Georgian major-general

Koba Kobaladze (კობა კობალაძე; born July 7, 1969) is a retired major-general of the Georgian army who served on top military posts early in the 2000s. On May 5, 2009, he was arrested by the Georgian Police on charges of plotting an army mutiny.

==Military career==
Born in Tbilisi, then-Soviet Georgia, Kobaladze served in the Soviet military from 1987 to 1989. In 1991 he volunteered in the National Guard of Georgia, with which he took part in the conflicts in post-Soviet Georgia. Kobaladze took an active part in the War in Abkhazia and was one of the senior commanders. During one of the battles he was severely wounded near Gagra. Kobaladze received nine bullets to the chest and survived but never managed to fully recover.

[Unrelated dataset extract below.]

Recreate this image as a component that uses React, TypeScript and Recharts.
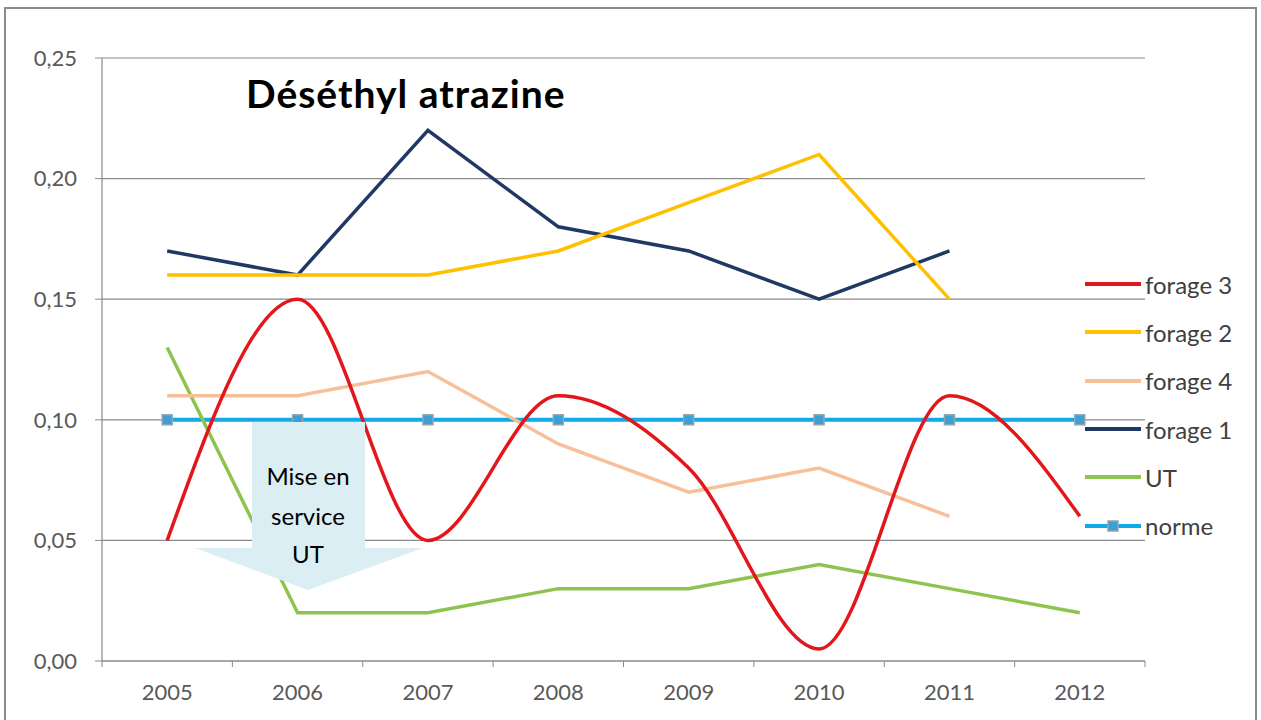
import { LineChart, Line, XAxis, YAxis, CartesianGrid } from "recharts";

const years = [2005, 2006, 2007, 2008, 2009, 2010, 2011, 2012];
const forage3 = [0.05, 0.15, 0.05, 0.11, 0.08, 0.005, 0.11, 0.06];
const forage2 = [0.16, 0.16, 0.16, 0.17, 0.19, 0.21, 0.15, null];
const forage4 = [0.11, 0.11, 0.12, 0.09, 0.07, 0.08, 0.06, null];
const forage1 = [0.17, 0.16, 0.22, 0.18, 0.17, 0.15, 0.17, null];
const ut = [0.13, 0.02, 0.02, 0.03, 0.03, 0.04, 0.03, 0.02];
const norme = [0.1, 0.1, 0.1, 0.1, 0.1, 0.1, 0.1, 0.1];
const yTicks = [0, 0.05, 0.1, 0.15, 0.2, 0.25];

const seriesInfo = [
  { key: "forage3", name: "forage 3", color: "#E3161C" },
  { key: "forage2", name: "forage 2", color: "#FFC000" },
  { key: "forage4", name: "forage 4", color: "#F8C09A" },
  { key: "forage1", name: "forage 1", color: "#1F3864" },
  { key: "ut", name: "UT", color: "#8DC450" },
  { key: "norme", name: "norme", color: "#11AAE6" },
];

const data = years.map((year, i) => ({
  year,
  forage3: forage3[i],
  forage2: forage2[i],
  forage4: forage4[i],
  forage1: forage1[i],
  ut: ut[i],
  norme: norme[i],
}));

const W = 1261;
const H = 720;
const PLOT_LEFT = 102;
const PLOT_RIGHT = 1145;
const STEP = (PLOT_RIGHT - PLOT_LEFT) / years.length;
const FONT = "Lato, 'Open Sans', sans-serif";
const AXIS_GRAY = "#8a8a8a";

const fmt = (v: number) => v.toFixed(2).replace(".", ",");

const XTick = (props: any) => {
  const { x, y, payload, index } = props;
  return (
    <g>
      <line x1={x - STEP / 2} x2={x - STEP / 2} y1={y} y2={y + 6} stroke={AXIS_GRAY} />
      {index === years.length - 1 && (
        <line x1={x + STEP / 2} x2={x + STEP / 2} y1={y} y2={y + 6} stroke={AXIS_GRAY} />
      )}
      <text x={x} y={y + 39} textAnchor="middle" fill="#595959" fontSize={22} fontFamily={FONT}>
        {payload.value}
      </text>
    </g>
  );
};

const SquareDot = (props: any) => {
  const { cx, cy, index } = props;
  if (cx == null || cy == null) return <g key={index} />;
  return (
    <rect key={index} x={cx - 5} y={cy - 5} width={10} height={10} fill="#3E9FD3" stroke="#8FA6B4" strokeWidth={1.5} />
  );
};

const ChartLegend = () => (
  <div style={{ position: "absolute", left: 1085, top: 260, fontFamily: FONT }}>
    {seriesInfo.map((s) => (
      <div key={s.key} style={{ display: "flex", alignItems: "center", height: 48.3 }}>
        <svg width={58} height={20}>
          <line x1={0} x2={56} y1={10} y2={10} stroke={s.color} strokeWidth={4} />
          {s.key === "norme" && (
            <rect x={23} y={5} width={10} height={10} fill="#3E9FD3" stroke="#8FA6B4" strokeWidth={1.5} />
          )}
        </svg>
        <span style={{ fontSize: 24, color: "#404040", marginLeft: 2 }}>{s.name}</span>
      </div>
    ))}
  </div>
);

const Callout = () => (
  <svg width={W} height={H} style={{ position: "absolute", left: 0, top: 0, pointerEvents: "none" }}>
    <polygon
      points="252,422 365,422 365,548 423,548 308,590 195,548 252,548"
      fill="#DAEEF3"
    />
    <text textAnchor="middle" fontSize={24} fontFamily={FONT} fill="#000">
      <tspan x={308} y={485}>Mise en</tspan>
      <tspan x={308} y={525}>service</tspan>
      <tspan x={308} y={563}>UT</tspan>
    </text>
  </svg>
);

export default function App() {
  return (
    <div style={{ position: "absolute", left: 0, top: 0, width: W, height: H, background: "#fff", overflow: "hidden" }}>
      <div
        style={{
          position: "absolute",
          left: 4,
          top: 7,
          width: 1253,
          height: 720,
          border: "2px solid #8c8c8c",
          boxSizing: "border-box",
        }}
      />
      <div style={{ position: "absolute", left: 0, top: 0 }}>
        <LineChart width={W} height={H} data={data} margin={{ top: 58, right: W - PLOT_RIGHT, bottom: 19, left: 0 }}>
          <CartesianGrid vertical={false} stroke={AXIS_GRAY} strokeWidth={1.2} />
          <XAxis
            dataKey="year"
            type="category"
            height={40}
            padding={{ left: STEP / 2, right: STEP / 2 }}
            axisLine={{ stroke: AXIS_GRAY, strokeWidth: 1.2 }}
            tickLine={false}
            tickSize={0}
            tickMargin={0}
            interval={0}
            tick={<XTick />}
          />
          <YAxis
            width={PLOT_LEFT}
            domain={[0, 0.25]}
            ticks={yTicks}
            tickFormatter={fmt}
            axisLine={{ stroke: AXIS_GRAY, strokeWidth: 1.2 }}
            tickLine={{ stroke: AXIS_GRAY }}
            tickSize={7}
            tickMargin={18}
            tick={{ fill: "#595959", fontSize: 22, fontFamily: FONT }}
          />
          <Line dataKey="norme" name="norme" type="linear" stroke="#11AAE6" strokeWidth={4} dot={<SquareDot />} isAnimationActive={false} />
          <Line dataKey="ut" name="UT" type="linear" stroke="#8DC450" strokeWidth={3.5} dot={false} isAnimationActive={false} />
          <Line dataKey="forage1" name="forage 1" type="linear" stroke="#1F3864" strokeWidth={3.5} dot={false} isAnimationActive={false} />
          <Line dataKey="forage4" name="forage 4" type="linear" stroke="#F8C09A" strokeWidth={3.5} dot={false} isAnimationActive={false} />
          <Line dataKey="forage2" name="forage 2" type="linear" stroke="#FFC000" strokeWidth={3.5} dot={false} isAnimationActive={false} />
          <Line dataKey="forage3" name="forage 3" type="monotone" stroke="#E3161C" strokeWidth={3.5} dot={false} isAnimationActive={false} />
          <text x={246} y={108} fontSize={39} fontWeight="bold" letterSpacing={1} fontFamily={FONT} fill="#000">
            Déséthyl atrazine
          </text>
        </LineChart>
      </div>
      <Callout />
      <ChartLegend />
    </div>
  );
}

Kobaladze graduated from the Ryazan Guards Higher Airborne Command School in 1996 and Frunze Military Academy (Russia) in 1999. In 2000, Colonel Kobaladze was appointed commander of land forces of the Georgian Ministry of Defense. He was retrained at NATO centers in the United States, Germany, and Turkey from 2001 to 2003. In 2001, he was made a commander of the National Guard of Georgia, a post he resigned in 2004. In 2009, he was among the founders of the NGO Generals' Club.

==Arrest and trial==
In May 2009, Kobaladze was arrested on charges of plotting the abortive mutiny in a Georgian tank battalion, which – the authorities suggested – was part of a Russian-backed coup plot. He was acquitted of this charge on 11 January 2010. The judge found Kobaladze guilty of illegally keeping a firearm and hand-grenades and sentenced him of eight months in prison. But as Kobaladze had already spent eight months in detention, he was immediately released from the courtroom.
Kobaladze is the only Georgian to be awarded with all three ranks of Vakhtang Gorgasali Order.